Si habéis llegado hasta aquí, entonces os haré una confesión de regalo: Darío os la ha metido doblada si estabais buscando una novela de acción. Tampoco es su culpa porque lo venía avisando. No, aquí la acción es novia del inmovilismo, del interiorismo en su más minimalista decoración. Pero no es una obra mentirosa, pues todo tiene un propósito. Acaban apareciendo zombis y subtramas que, reconozco, aisladas pueden parecer calzadas, pero no sufráis: todo tiene un propósito, y si bien cada obra es independiente de la anterior, el sentido último está ligado a su totalidad. De tal forma que al thriller que suponía Instinto de superviviente le ha seguido este ensayo humano y puede que humanista que es Lantana. Después vendrá una historia de acción épica para cerrar la trilogía. Es de locos, pues la coherencia de esta superestructura novelada no se puede juzgar por una sola de sus obras ni atiende a lógicas temáticas. Instinto Z, como trilogía, es y será una amalgama de la búsqueda de identidad de su propio autor, y como tal se puede considerar una obra iniciática, de autoexploración, libérrima e intensa a nivel emocional, pues en ella el autor se pone distintos abrigos por encima de su propia piel. Parece que viste extravagante, pero en realidad va desnudo. Cualquiera que quiera podrá verlo.
Los habrá, claro, que solo vean ausencia de zombis. El intelectual dirá que el zombi es el protagonista y lo demás es un contexto alegórico. El de músculo en el cerebro pensará que el tipo es un colgado y está preocupado por estupideces en mitad de un holocausto zombi. El listillo irrumpirá entonces y exclamará: todo es un tópico de género, el zombi como metáfora de la sociedad actual.
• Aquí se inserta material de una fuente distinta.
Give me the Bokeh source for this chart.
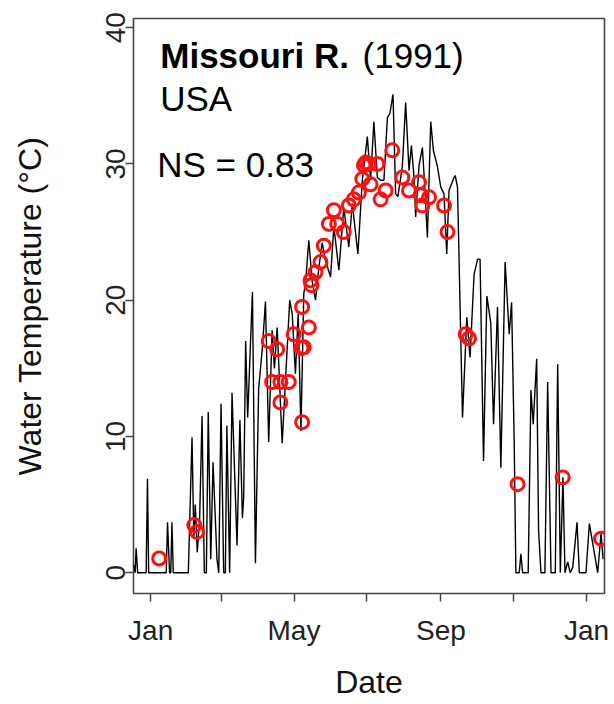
from bokeh.plotting import figure
from bokeh.models import Range1d, FixedTicker, Label
from bokeh.embed import file_html
from bokeh.resources import INLINE

# ---- data (day of year 1991, 0 = Jan 1) ----
line_day = [-14.3, -13, -12.2, -10.9, -3.8, -2.7, -1.7, 13.0, 14.1, 15.8, 16.8, 17.8, 18.9,
            31.5, 34.6, 36.1, 37.3, 39.0, 41.0, 43.0, 44.9, 46.6, 48.2, 50.3, 52.2, 55.5, 57.0,
            58.9, 61.1, 62.5, 63.8, 66.1, 68.1, 72.3, 74.7, 76.8, 77.9, 79.5, 81.2, 85.2, 87.7,
            90.4, 93.5, 96.1, 98.8, 101.7, 103.6, 105.9, 110.1, 112.8, 116.4, 118.5, 121.2,
            123.5, 125.8, 128.2, 129.6, 132.4, 135.2, 138.0, 140.8, 143.6, 146.4, 150.6, 153.4,
            157.6, 161.7, 165.9, 168.8, 173.5, 177.2, 181.4, 184.1, 186.9, 189.8, 192.5, 195.3,
            198.2, 200.3, 202.9, 205.1, 207.0, 210.7, 213.5, 216.3, 218.3, 220.5, 221.9, 224.7,
            227.5, 229.4, 231.7, 234.5, 236.7, 240.1, 242.9, 245.6, 247.9, 249.8, 254.0, 255.0,
            256.9, 261.1, 264.7, 267.4, 270.8, 273.7, 275.8, 278.7, 281.5, 284.8, 287.1, 290.4,
            293.2, 296.8, 300.2, 302.2, 304.4, 305.8, 308.6, 310.0, 311.4, 316.1, 318.4, 320.3,
            323.2, 324.8, 326.8, 330.1, 332.4, 335.2, 338.8, 340.8, 343.0, 345.2, 346.9, 349.2,
            351.3, 353.4, 357.0, 358.9, 364.5, 367.3, 372.1, 374.3, 377.1, 378.8]
line_temp = [0.6, 0.0, 1.8, 0.0, 0.0, 6.9, 0.0, 0.0, 3.7, 0.0, 0.0, 3.7, 0.0,
             0.0, 9.95, 2.5, 5.0, 1.5, 4.0, 11.5, 0.0, 0.0, 11.8, 1.0, 8.1, 1.0, 0.0,
             12.4, 0.0, 0.0, 10.8, 0.0, 13.2, 2.0, 11.2, 4.0, 5.6, 17.0, 11.4, 20.6, 0.7,
             13.5, 16.5, 19.9, 9.6, 17.8, 15.0, 18.0, 9.5, 14.0, 20.0, 19.0, 14.6,
             19.0, 10.4, 20.5, 21.2, 24.4, 21.4, 20.0, 22.4, 24.2, 22.9, 21.7, 25.4,
             22.2, 26.8, 23.9, 27.1, 23.4, 28.8, 32.0, 28.8, 33.1, 29.0, 28.8, 28.8,
             33.4, 33.7, 35.1, 27.8, 27.6, 29.8, 34.5, 29.5, 31.35, 29.0, 26.1, 29.9,
             31.2, 28.5, 24.6, 33.1, 31.0, 29.8, 28.3, 27.8, 23.4, 28.05, 29.0, 29.15,
             28.3, 11.4, 18.75, 15.8, 21.9, 23.0, 23.0, 8.2, 20.3, 18.3, 10.9, 19.5,
             7.7, 22.8, 17.5, 19.85, 9.5, 0.0, 0.0, 1.4, 0.0, 0.0, 13.4, 10.9,
             15.7, 3.1, 0.0, 0.0, 14.0, 0.0, 0.0, 15.3, 0.0, 7.0, 0.0, 0.8,
             0.0, 0.4, 3.7, 0.0, 0.0, 3.6, 1.15, 0.0, 2.9, 1.0]

obs_day = [7.1, 36.5, 38.8, 98.8, 105.9, 101.7, 108.6, 115.6, 108.6, 119.8, 126.8, 132.4,
           128.2, 126.3, 126.8, 133.8, 134.6, 138.0, 142.2, 145.0, 149.2, 153.4, 156.2,
           161.7, 165.9, 170.1, 174.3, 177.2, 180.0, 178.5, 182.7, 189.8, 184.1, 192.5,
           196.7, 202.3, 210.7, 216.3, 224.7, 226.1, 227.5, 233.1, 245.6, 248.5, 263.8,
           266.6, 307.2, 345.0, 377.1]
obs_temp = [1.05, 3.5, 3.0, 17.0, 16.4, 14.0, 14.0, 14.0, 12.5, 17.5, 19.5, 18.0,
            16.55, 16.5, 11.05, 21.45, 21.1, 22.05, 22.8, 24.0, 25.6, 26.6, 25.6,
            25.0, 26.95, 27.4, 27.9, 28.9, 30.1, 29.9, 30.0, 30.0, 28.5, 27.4,
            28.05, 31.0, 29.0, 28.05, 28.65, 27.7, 26.95, 27.55, 26.95, 25.0, 17.5,
            17.2, 6.5, 7.0, 2.5]

x_ticks = [0, 59, 120, 181, 243, 304, 365]
x_tick_labels = ["Jan", "", "May", "", "Sep", "", "Jan"]
y_ticks = [0, 10, 20, 30, 40]

FONT = "Liberation Sans"

p = figure(width=614, height=704, output_backend="svg", toolbar_location=None,
           x_range=Range1d(-14.4, 380.0), y_range=Range1d(-1.52, 40.67),
           min_border_left=133, min_border_right=10, min_border_top=18, min_border_bottom=111)
p.background_fill_color = "white"
p.border_fill_color = "white"
p.outline_line_color = "#444444"
p.outline_line_width = 1.6
p.xgrid.visible = False
p.ygrid.visible = False

p.line(line_day, line_temp, line_color="black", line_width=1.4)
p.scatter(obs_day, obs_temp, marker="circle", size=13, fill_color=None,
          line_color="#ff1010", line_width=3)

for ax in (p.xaxis[0], p.yaxis[0]):
    ax.axis_line_color = None
    ax.major_tick_line_color = "#444444"
    ax.major_tick_line_width = 1.5
    ax.major_tick_out = 8
    ax.major_tick_in = 0
    ax.minor_tick_line_color = None
    ax.major_label_text_font = FONT
    ax.major_label_text_color = "#222222"
    ax.major_label_text_font_size = "28px"
    ax.axis_label_text_font = FONT
    ax.axis_label_text_font_style = "normal"
    ax.axis_label_text_color = "#111111"
    ax.axis_label_text_font_size = "32px"

p.xaxis.ticker = FixedTicker(ticks=x_ticks)
p.xaxis.major_label_overrides = {t: l for t, l in zip(x_ticks, x_tick_labels)}
p.xaxis.major_label_standoff = 13
p.xaxis.axis_label = "Date"
p.xaxis.axis_label_standoff = 15

p.yaxis.ticker = FixedTicker(ticks=y_ticks)
p.yaxis.major_label_orientation = "vertical"
p.yaxis.major_label_standoff = 0
p.yaxis.axis_label = "Water Temperature (°C)"
p.yaxis.axis_label_standoff = 56

p.add_layout(Label(x=8, y=37.95, text="Missouri R.", text_font=FONT, text_font_style="bold",
                   text_font_size="35px", text_color="black", text_baseline="alphabetic"))
p.add_layout(Label(x=177.4, y=37.95, text="(1991)", text_font=FONT,
                   text_font_size="35px", text_color="black", text_baseline="alphabetic"))
p.add_layout(Label(x=8, y=34.8, text="USA", text_font=FONT,
                   text_font_size="35px", text_color="black", text_baseline="alphabetic"))
p.add_layout(Label(x=5.5, y=29.95, text="NS = 0.83", text_font=FONT,
                   text_font_size="35px", text_color="black", text_baseline="alphabetic"))

open("out.html", "w").write(file_html(p, INLINE))
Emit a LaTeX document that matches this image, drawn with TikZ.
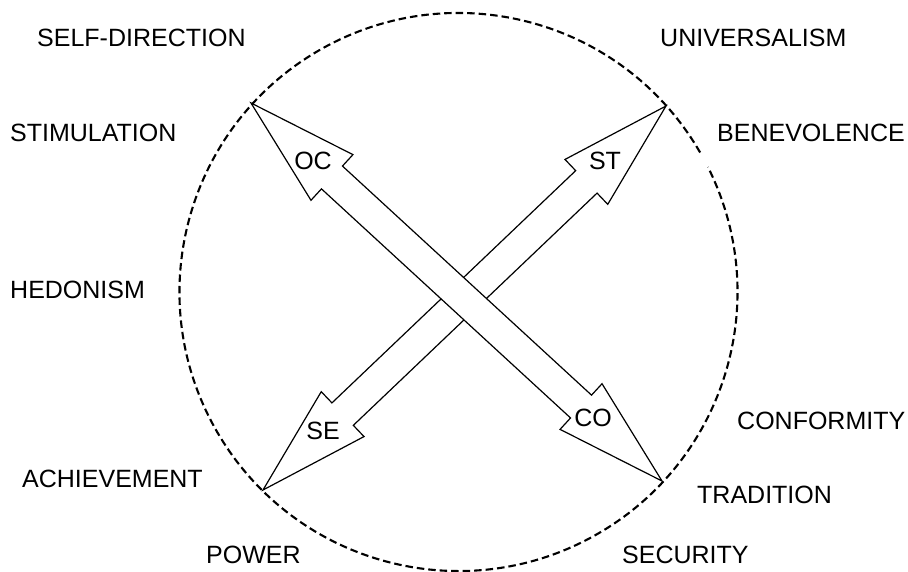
\documentclass[tikz,border=0pt]{standalone}
\usepackage{fontspec}
\setmainfont{Liberation Sans}
\usetikzlibrary{calc}
\newcommand\blockarrow[2]{%
  \draw[blk] (#1)
    -- ($(#1)!110pt!(#2)!31pt!90:(#2)$)
    -- ($(#1)!110pt!(#2)!15.5pt!90:(#2)$)
    -- ($(#2)!110pt!(#1)!15.5pt!-90:(#1)$)
    -- ($(#2)!110pt!(#1)!31pt!-90:(#1)$)
    -- (#2)
    -- ($(#2)!110pt!(#1)!31pt!90:(#1)$)
    -- ($(#2)!110pt!(#1)!15.5pt!90:(#1)$)
    -- ($(#1)!110pt!(#2)!15.5pt!-90:(#2)$)
    -- ($(#1)!110pt!(#2)!31pt!-90:(#2)$)
    -- cycle;}
\begin{document}
\begin{tikzpicture}[x=1pt,y=-1pt,
  lbl/.style={font=\fontsize{25}{30}\selectfont, inner sep=0pt, anchor=west},
  albl/.style={font=\fontsize{25}{30}\selectfont, inner sep=0pt},
  blk/.style={draw, fill=white, line width=1.2pt, line join=miter},
  ring/.style={draw, line width=2.1pt, dash pattern=on 7.5pt off 4pt}]
\useasboundingbox (0,0) rectangle (908,571);
\fill[white] (0,0) rectangle (908,571);
\coordinate (C) at (458.5,292);
\coordinate (OCt) at (251,103);
\coordinate (COt) at (662,481);
\coordinate (STt) at (666,106);
\coordinate (SEt) at (263,490);
\draw[ring] (C) ++(30:279pt) arc[start angle=30, end angle=386.6, radius=279pt];
\blockarrow{STt}{SEt}
\blockarrow{OCt}{COt}
\node[albl] (oc) at (313,161) {OC};
\node[albl] (st) at (605,161) {ST};
\node[albl] (se) at (323,431) {SE};
\node[albl] (co) at (593,418) {CO};
\node[lbl] (selfdir) at (37,38) {SELF-DIRECTION};
\node[lbl] (univ) at (660,38) {UNIVERSALISM};
\node[lbl] (stim) at (10,133) {STIMULATION};
\node[lbl] (bene) at (717,133) {BENEVOLENCE};
\node[lbl] (hedo) at (10,290) {HEDONISM};
\node[lbl] (conf) at (737,421) {CONFORMITY};
\node[lbl] (achi) at (22,479) {ACHIEVEMENT};
\node[lbl] (trad) at (697,495) {TRADITION};
\node[lbl] (power) at (206,555) {POWER};
\node[lbl] (secu) at (622,555) {SECURITY};
\end{tikzpicture}
\end{document}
Y yo me reiré de todo esto, porque siempre me han hecho gracia las disputas de contextos, las charlas intelectuales o la tendencia a lo más simple y lo más complejo. Lantana no está creada para una doble lectura. No es compleja, ni mucho menos simple. Es un disfraz. ¿Te resultas complejo cuando te levantas torcido una mañana y no sabes qué te ocurre? ¿Crees que eres al único al que le sucede eso? ¿Eres el culmen de la enrevesada obra magna de un dios inconforme? Qué va, eres como yo y como tantos otros. Eres solo una persona, y Darío ha creado en Lantana una persona, no un personaje. Como tal, me niego a juzgar Lantana como novela, con sus defectos y sus virtudes. Me niego a juzgarla porque no soy de juzgar a las personas, y en esta novela hay una persona que podría ser yo, el propio Darío o tú, lector, que estás leyendo esta reseña con las cejas arqueadas. Las personas no tienen dobles significados. Comen, cagan y piensan en estrellas. Lantana nos habla de eso mientras tira de la cadena.
Ignacio Cid
Ahora tengo todavía más ganas de leerme la novela. Estoy muy intrigado con esta novela de zombis sin zombis. A ver si de aperitivo me puedo poner por fin con Piezas desequilibradas...
Parte de la sabiduría consiste en saber ignorar algunas cosas.